There were two big requests up for review at Thursday’s Haines Borough Planning Commission meeting: a conditional use permit for a private heliport at 36 Mile and a draft plan for a 72-lot subdivision. The commission gave preliminary approval on the subdivision, but postponed a decision on the heliport permit.
Property owner Michael Wilson, of Alaska Heliskiing, is requesting a conditional use permit to build on 10 acres of his property near 36 Mile of the Haines Highway. He says the heliport would allow the company to move operations from a road-side area at 33 mile to a more remote and safe place away from residences and traffic.
“Once we get the conditional use we’ll be able to build up the infrastructure in the area and we will hopefully begin to move the heliski operation away from the highway at 33 mile to a safer area of operation at 35 mile way outside the residential areas and highway.”
Wilson says if the heliport is approved, he plans to build a lodge on the property as well.
Six members of the public spoke out against the heliport. They voiced concerns about the ‘proliferation’ of heliports in Haines, saying it’s not in line with the comprehensive plan.
“Together we can come up the solution where people’s peace and quiet, people’s’ property rights, where all of those things are considered and valued and also the heliski industry is allowed to flourish,” said Highway resident Jessica Plachta. “But it’s gonna take work and I don’t think we’re there yet.”
Thom Ely said it would be a ‘huge mistake’ to approve another heliport in Haines.
“Residents should be able to determine what they want in their neighborhoods,” he said. “I certainly wouldn’t want to be an adjacent property owner to a heliport.”
It turns out, the borough doesn’t have a definite idea of what neighboring property owners to this proposed heliport think. That’s because it’s unclear who owns property west of the area. Planning Technician Tracy Cui said it’s likely a Native allotment. She reached out the Bureau of Indian Affairs to try to determine the ownership, but there’s no answer yet.
The commissioners agreed to postpone a decision. They decided to revisit the permit at next month’s meeting.
The commission took a second look at the proposed Hill Top Subdivision. At the last meeting, commissioners turned back the proposal because the plans were 20 years old and didn’t conform to code. Now the plat’s been updated.
Property owner Roger Schnabel proposes the 72-parcel multiple residential subdivision on about 34 acres of land. The area is border by Major Road, the Port Chilkoot Subdivision and Tower Road. At the last meeting, neighbors of the property said the subdivision would be too dense and make them reconsider living in that area. Most of the proposed lots are between 15,000 and 20,000 square feet. A few residents echoed that concern at Thursday’s meeting.
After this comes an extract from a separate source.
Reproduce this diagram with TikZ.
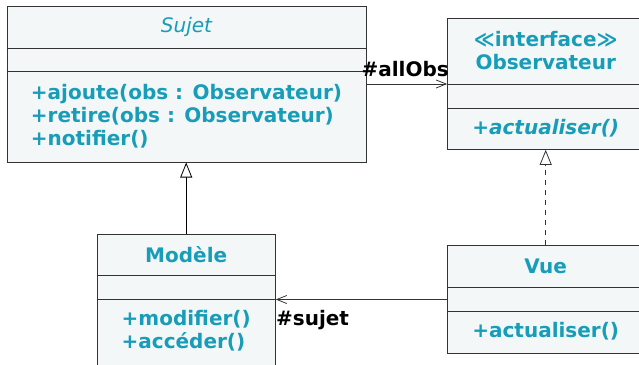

“It seems way overpopulated,” said Tresham Gregg.
“I think we can do better in Haines, I don’t think we need to make a 72-lot trailer park,” said Thom Ely.
Commission chair Rob Goldberg said trailers aren’t allowed in residential areas.
The project manager for the subdivision, Dave Smith, says one of the goals is to create affordable housing. Commissioner Donnie Turner says he supports that.
“Part of the problem we have is kids who are working here can’t afford the $100,000 and $75,000 lots that we have around here,” Turner said. “So I personally don’t have a problem with the lot sizes.”
The commission approved a variance request for one of the streets in the plan that has a steep grade. They also disagreed with a borough staff recommendation to reserve one of the larger lots for a park or open space for five years.
“We’ve got plenty of space to recreate so I don’t see that as a great need here,” said Commissioner Robert Venebles.
The commission unanimously approved the initial subdivision design. (Brenda Josephson recused herself from the vote, and Heather Lende was not present.) But before the vote, Commissioner Rob Miller addressed the public. He said he wanted to assure them that he was listening to what they were saying.
“I agree, it would be nice if there were a park there, it would be nice if the lots were bigger. There’s a lot of things I would do differently if I were doing the subdivision,” Miller said. “But I have to come back to does it meet the zoning, does it meet the [comprehensive] plan? We can’t just put our own preferences and slam then down on the contractors. I just felt that I wanted to say that because I don’t want people to think I’m not paying attention.”
Golberg agreed and said that the lots in the subdivision meet the minimum size requirements in code.
There will be another public hearing and commission vote when the Hill Top Subdivision contractors have the 100 percent design ready.